▶ [Records for this task]:
--- Begin ---

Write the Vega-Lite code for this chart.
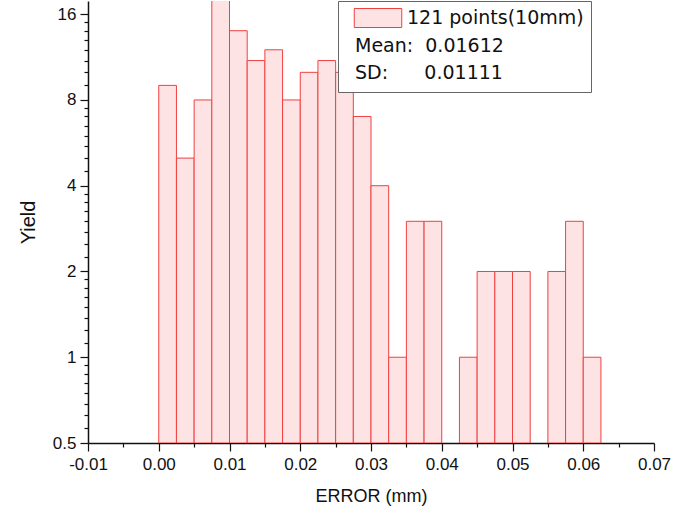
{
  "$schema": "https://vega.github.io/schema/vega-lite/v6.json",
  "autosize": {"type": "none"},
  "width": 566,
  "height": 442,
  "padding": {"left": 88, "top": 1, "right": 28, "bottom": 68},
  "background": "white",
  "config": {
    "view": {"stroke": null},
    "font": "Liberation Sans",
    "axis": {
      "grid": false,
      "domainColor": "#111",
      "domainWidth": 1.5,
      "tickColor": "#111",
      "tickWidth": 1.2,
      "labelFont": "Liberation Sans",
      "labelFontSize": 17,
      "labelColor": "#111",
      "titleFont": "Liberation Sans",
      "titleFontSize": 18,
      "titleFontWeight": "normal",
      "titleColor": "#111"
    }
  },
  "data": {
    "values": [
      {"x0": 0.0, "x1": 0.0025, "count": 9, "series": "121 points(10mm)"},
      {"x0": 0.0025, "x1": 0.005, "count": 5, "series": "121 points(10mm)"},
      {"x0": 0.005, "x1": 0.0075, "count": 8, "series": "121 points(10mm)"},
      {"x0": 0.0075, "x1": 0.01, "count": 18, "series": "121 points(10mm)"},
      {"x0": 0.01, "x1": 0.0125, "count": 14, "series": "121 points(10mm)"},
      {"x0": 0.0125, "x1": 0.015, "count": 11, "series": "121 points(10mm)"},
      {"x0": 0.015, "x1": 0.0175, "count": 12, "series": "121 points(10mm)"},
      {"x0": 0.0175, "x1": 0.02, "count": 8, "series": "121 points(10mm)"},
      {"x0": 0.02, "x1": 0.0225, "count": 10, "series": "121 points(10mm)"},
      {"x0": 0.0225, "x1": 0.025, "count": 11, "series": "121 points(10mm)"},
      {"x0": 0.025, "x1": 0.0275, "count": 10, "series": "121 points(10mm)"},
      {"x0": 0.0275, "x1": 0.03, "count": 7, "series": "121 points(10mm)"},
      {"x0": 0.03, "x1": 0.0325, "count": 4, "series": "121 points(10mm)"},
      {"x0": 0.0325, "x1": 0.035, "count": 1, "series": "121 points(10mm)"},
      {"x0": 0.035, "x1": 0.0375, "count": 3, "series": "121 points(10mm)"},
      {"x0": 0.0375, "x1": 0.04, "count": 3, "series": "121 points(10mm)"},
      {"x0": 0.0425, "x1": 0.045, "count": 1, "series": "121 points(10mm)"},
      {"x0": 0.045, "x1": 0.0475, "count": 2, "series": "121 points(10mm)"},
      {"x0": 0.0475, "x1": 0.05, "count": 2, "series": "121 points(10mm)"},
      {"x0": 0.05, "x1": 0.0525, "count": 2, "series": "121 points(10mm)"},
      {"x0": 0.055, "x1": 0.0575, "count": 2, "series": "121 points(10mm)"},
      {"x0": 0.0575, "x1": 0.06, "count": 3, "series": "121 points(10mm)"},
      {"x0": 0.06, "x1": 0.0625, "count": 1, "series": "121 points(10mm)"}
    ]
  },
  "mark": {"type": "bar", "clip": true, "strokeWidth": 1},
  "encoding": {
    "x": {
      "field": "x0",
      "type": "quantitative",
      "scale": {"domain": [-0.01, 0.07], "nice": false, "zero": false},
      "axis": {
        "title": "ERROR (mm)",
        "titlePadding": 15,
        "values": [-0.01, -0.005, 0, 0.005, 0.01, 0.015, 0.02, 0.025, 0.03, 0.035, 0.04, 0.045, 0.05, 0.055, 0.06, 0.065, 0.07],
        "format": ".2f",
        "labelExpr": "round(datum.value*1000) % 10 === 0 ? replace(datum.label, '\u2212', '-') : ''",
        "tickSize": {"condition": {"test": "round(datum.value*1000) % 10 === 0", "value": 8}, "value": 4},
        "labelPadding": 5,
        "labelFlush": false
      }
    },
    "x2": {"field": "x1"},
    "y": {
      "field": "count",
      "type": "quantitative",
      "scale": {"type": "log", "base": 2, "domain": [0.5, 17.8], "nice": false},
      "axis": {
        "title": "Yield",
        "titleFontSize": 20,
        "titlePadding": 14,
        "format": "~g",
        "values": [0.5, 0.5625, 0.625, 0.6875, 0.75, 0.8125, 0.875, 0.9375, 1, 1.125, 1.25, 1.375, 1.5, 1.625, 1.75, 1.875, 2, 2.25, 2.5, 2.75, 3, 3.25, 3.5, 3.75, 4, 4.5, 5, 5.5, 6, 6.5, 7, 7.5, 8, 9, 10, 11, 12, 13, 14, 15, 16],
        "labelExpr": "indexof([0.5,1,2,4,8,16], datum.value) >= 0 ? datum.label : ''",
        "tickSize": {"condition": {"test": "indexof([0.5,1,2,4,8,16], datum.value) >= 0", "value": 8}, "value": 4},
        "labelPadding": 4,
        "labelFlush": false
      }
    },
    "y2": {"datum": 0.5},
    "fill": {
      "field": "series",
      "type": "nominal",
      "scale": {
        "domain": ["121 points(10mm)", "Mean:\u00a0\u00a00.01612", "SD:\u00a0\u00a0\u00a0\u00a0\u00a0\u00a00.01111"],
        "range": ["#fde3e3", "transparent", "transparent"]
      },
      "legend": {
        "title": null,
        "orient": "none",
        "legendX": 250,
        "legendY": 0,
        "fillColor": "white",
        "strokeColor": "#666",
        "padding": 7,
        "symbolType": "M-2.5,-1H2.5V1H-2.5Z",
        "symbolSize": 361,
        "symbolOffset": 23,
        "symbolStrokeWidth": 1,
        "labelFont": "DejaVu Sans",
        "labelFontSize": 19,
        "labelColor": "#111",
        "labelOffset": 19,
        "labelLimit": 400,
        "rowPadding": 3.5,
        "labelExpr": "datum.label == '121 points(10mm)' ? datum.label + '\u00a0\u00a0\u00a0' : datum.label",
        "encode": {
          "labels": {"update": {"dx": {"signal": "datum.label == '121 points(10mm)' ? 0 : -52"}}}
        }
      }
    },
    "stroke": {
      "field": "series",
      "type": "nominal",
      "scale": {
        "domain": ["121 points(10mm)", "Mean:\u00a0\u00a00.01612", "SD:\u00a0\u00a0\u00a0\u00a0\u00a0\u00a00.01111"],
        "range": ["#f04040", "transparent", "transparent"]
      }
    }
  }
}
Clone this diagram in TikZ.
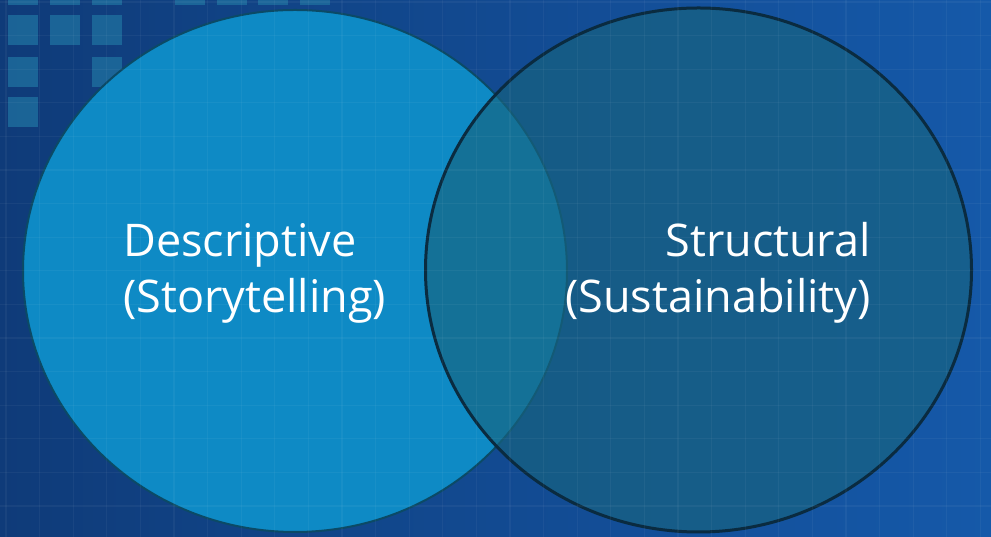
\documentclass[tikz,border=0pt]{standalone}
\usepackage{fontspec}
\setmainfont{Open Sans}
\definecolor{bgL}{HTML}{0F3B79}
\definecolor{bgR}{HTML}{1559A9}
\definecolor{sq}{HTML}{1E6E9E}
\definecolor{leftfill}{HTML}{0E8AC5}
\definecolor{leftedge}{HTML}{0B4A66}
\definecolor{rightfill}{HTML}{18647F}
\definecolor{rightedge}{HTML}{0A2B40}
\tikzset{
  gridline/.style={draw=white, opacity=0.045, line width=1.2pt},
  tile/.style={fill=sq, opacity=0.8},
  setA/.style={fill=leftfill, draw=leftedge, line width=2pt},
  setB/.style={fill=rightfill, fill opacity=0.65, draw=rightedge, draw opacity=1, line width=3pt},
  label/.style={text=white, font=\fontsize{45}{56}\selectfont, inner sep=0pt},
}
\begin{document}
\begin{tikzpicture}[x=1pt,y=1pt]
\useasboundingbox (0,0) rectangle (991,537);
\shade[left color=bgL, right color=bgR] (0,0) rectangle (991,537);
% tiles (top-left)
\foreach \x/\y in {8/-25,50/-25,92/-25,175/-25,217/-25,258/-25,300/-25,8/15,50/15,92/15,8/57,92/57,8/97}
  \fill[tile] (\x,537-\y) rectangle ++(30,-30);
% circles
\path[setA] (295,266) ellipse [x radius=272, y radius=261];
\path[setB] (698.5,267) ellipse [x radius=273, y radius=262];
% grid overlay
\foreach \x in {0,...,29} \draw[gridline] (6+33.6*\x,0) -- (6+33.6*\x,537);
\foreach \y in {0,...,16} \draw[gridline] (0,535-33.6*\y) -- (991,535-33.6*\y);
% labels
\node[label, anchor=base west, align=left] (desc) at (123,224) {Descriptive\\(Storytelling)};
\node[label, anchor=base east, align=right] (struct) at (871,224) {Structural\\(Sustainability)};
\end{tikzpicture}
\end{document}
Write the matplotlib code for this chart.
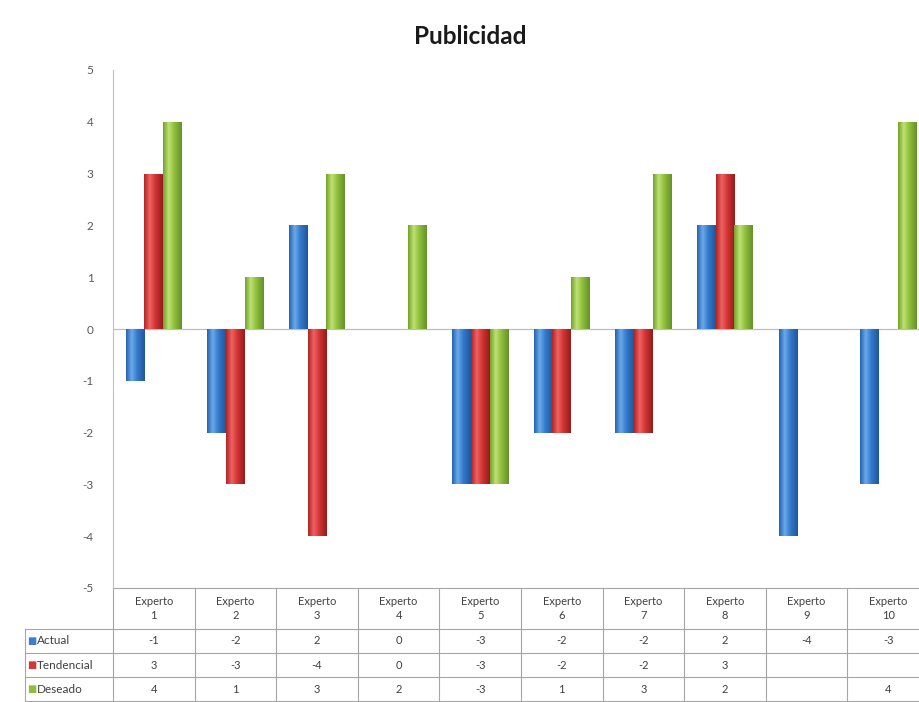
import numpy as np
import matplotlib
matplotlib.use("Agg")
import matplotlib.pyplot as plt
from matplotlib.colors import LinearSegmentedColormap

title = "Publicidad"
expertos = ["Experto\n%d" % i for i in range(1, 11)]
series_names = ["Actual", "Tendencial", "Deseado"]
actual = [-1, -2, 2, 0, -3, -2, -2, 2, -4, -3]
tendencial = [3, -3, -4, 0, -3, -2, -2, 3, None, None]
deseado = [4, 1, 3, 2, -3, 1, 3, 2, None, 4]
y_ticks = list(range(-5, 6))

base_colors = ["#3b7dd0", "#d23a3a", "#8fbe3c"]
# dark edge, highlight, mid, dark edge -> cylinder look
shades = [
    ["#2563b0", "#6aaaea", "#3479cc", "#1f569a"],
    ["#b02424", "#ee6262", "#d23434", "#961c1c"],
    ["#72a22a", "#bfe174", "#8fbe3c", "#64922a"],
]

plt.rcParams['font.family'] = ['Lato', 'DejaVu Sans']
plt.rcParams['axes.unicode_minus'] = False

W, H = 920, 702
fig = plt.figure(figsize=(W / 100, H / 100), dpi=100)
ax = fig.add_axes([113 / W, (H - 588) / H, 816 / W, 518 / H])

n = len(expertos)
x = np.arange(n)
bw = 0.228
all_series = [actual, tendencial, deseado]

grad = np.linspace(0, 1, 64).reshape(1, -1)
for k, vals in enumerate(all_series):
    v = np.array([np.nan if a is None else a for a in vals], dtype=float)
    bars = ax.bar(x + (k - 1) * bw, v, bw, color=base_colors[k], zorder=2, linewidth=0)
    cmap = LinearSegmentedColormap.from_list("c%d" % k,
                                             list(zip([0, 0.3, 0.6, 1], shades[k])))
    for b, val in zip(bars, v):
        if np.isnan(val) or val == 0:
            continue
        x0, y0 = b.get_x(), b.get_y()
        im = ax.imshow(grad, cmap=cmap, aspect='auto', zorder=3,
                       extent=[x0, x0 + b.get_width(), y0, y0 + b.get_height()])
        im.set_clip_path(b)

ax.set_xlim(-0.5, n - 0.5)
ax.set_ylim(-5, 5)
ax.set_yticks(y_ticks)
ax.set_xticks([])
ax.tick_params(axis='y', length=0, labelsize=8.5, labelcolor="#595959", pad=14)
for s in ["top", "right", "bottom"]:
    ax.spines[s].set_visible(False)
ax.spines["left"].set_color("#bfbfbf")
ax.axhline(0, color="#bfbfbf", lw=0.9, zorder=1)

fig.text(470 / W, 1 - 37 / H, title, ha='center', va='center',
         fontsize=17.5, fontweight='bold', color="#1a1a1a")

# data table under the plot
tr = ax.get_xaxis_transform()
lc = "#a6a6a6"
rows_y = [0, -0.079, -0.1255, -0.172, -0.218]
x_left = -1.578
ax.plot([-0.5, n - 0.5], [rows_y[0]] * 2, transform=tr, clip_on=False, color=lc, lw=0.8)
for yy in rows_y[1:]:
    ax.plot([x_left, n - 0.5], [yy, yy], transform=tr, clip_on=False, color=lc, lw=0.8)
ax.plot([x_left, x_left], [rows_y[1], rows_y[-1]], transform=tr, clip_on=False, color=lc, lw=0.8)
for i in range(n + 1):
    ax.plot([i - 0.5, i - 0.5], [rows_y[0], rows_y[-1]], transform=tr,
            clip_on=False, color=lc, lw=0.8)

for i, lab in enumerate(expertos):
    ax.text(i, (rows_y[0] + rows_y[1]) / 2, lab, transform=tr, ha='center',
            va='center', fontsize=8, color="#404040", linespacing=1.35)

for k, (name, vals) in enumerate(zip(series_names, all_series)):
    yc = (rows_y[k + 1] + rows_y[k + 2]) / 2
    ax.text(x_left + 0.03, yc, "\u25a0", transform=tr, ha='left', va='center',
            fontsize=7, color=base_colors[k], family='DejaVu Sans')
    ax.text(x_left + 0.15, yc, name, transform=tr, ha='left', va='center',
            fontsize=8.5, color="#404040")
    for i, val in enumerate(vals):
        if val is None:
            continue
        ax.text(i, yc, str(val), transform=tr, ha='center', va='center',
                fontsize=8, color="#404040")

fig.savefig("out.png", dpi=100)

--- End ---

▶ [What you should do]:
Your task is to gather every line with the word "matplotlib" and copy it.

▶ [Full solution]:
Write the matplotlib code for this chart.
import matplotlib
matplotlib.use("Agg")
import matplotlib.pyplot as plt
from matplotlib.colors import LinearSegmentedColormap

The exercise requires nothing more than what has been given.